--- begin Dataset section ---

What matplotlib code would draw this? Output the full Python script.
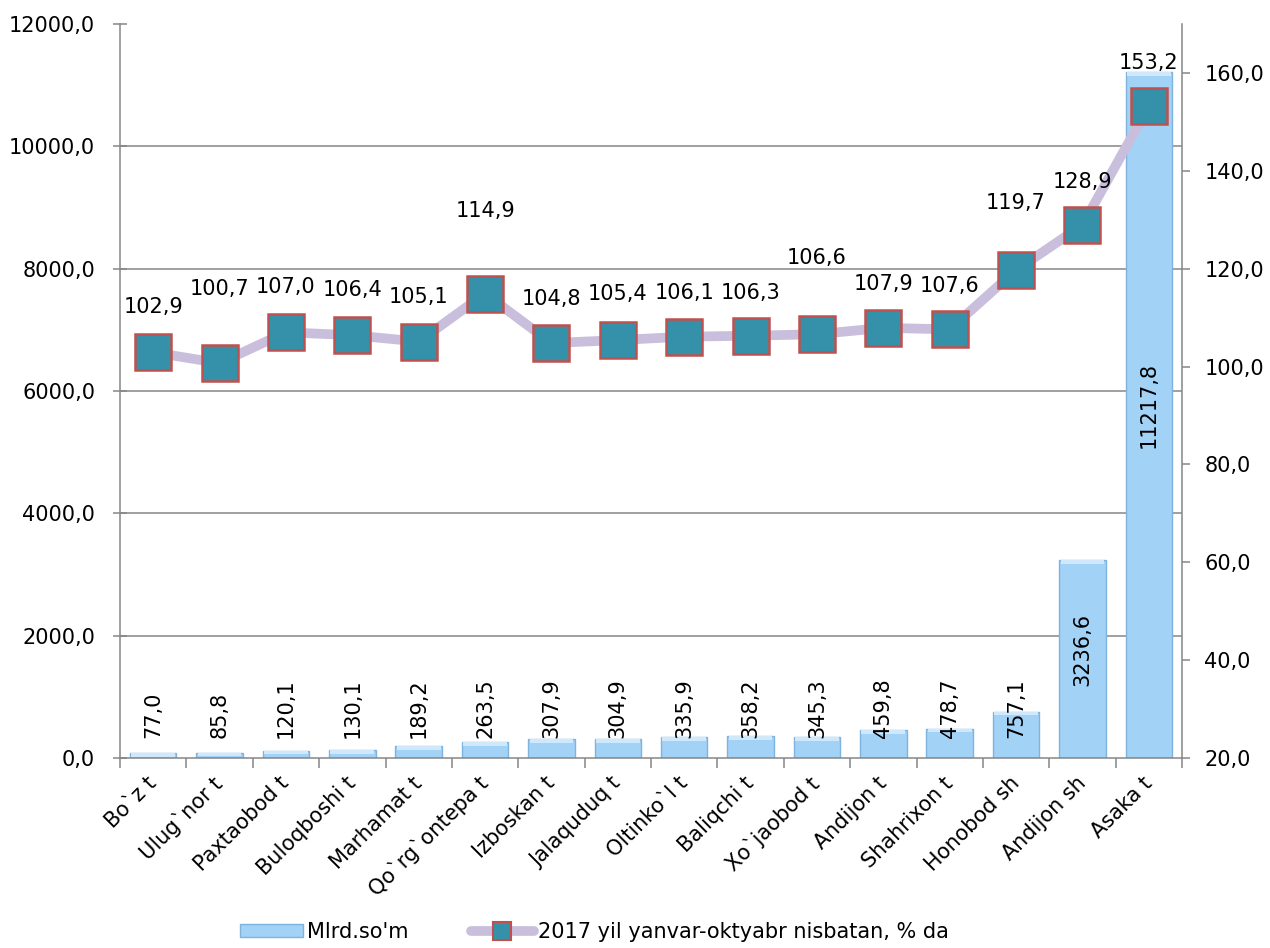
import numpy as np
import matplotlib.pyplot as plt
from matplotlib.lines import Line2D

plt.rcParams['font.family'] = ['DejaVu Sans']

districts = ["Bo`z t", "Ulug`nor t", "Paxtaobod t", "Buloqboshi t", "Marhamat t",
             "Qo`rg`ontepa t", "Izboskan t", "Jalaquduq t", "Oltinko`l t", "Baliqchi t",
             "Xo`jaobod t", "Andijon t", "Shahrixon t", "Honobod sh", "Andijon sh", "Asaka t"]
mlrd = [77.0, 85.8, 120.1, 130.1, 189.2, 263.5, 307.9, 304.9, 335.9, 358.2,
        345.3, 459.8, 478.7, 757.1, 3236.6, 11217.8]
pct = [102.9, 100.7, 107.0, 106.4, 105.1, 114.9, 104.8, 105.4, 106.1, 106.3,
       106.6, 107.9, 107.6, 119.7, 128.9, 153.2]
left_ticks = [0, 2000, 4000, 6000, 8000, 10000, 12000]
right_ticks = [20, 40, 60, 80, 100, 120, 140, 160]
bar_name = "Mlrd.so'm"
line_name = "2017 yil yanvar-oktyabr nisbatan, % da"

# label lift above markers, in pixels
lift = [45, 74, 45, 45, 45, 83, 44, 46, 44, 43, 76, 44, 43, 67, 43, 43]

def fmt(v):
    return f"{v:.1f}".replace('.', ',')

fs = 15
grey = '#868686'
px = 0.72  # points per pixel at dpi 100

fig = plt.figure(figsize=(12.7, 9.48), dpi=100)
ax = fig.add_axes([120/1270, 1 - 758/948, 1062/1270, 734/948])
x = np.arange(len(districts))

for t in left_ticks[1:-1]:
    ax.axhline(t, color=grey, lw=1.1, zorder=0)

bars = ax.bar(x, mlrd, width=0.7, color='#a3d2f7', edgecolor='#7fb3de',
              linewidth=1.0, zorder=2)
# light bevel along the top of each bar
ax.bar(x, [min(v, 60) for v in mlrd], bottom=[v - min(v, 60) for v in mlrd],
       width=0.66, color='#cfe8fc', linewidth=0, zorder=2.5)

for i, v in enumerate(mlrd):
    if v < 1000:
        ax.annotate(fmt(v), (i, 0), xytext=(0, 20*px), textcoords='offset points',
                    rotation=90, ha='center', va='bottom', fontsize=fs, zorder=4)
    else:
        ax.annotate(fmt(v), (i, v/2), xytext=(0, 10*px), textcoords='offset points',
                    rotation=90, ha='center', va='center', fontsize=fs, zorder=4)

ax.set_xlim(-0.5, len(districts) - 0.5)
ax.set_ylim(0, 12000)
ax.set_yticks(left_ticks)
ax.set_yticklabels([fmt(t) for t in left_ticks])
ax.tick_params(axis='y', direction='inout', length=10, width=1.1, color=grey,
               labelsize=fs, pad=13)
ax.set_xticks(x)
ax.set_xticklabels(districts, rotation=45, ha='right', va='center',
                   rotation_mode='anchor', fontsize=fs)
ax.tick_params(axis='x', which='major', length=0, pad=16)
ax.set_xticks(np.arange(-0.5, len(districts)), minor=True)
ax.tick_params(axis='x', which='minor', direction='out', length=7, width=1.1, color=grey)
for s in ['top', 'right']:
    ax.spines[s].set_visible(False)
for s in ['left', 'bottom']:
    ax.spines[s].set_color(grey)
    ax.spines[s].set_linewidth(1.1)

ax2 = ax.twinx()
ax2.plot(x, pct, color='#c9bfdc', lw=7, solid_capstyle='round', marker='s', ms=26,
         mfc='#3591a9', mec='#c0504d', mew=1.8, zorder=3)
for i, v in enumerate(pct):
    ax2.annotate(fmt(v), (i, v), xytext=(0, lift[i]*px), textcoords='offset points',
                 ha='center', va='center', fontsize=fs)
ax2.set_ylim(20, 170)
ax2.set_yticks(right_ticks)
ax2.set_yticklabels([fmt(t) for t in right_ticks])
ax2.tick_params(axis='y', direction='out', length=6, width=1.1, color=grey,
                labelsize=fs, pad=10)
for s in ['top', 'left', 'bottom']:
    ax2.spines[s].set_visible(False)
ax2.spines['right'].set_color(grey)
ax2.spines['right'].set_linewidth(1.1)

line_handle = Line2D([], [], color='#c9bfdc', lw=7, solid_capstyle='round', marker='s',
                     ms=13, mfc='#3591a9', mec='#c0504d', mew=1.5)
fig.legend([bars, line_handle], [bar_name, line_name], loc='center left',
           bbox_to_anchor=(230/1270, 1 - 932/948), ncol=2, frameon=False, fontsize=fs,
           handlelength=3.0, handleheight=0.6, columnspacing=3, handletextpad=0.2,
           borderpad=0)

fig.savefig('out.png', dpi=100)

--- end Dataset section ---

## Objective
Return all the lines that contain the string "matplotlib".

## Finished exercise
What matplotlib code would draw this? Output the full Python script.
import matplotlib.pyplot as plt
from matplotlib.lines import Line2D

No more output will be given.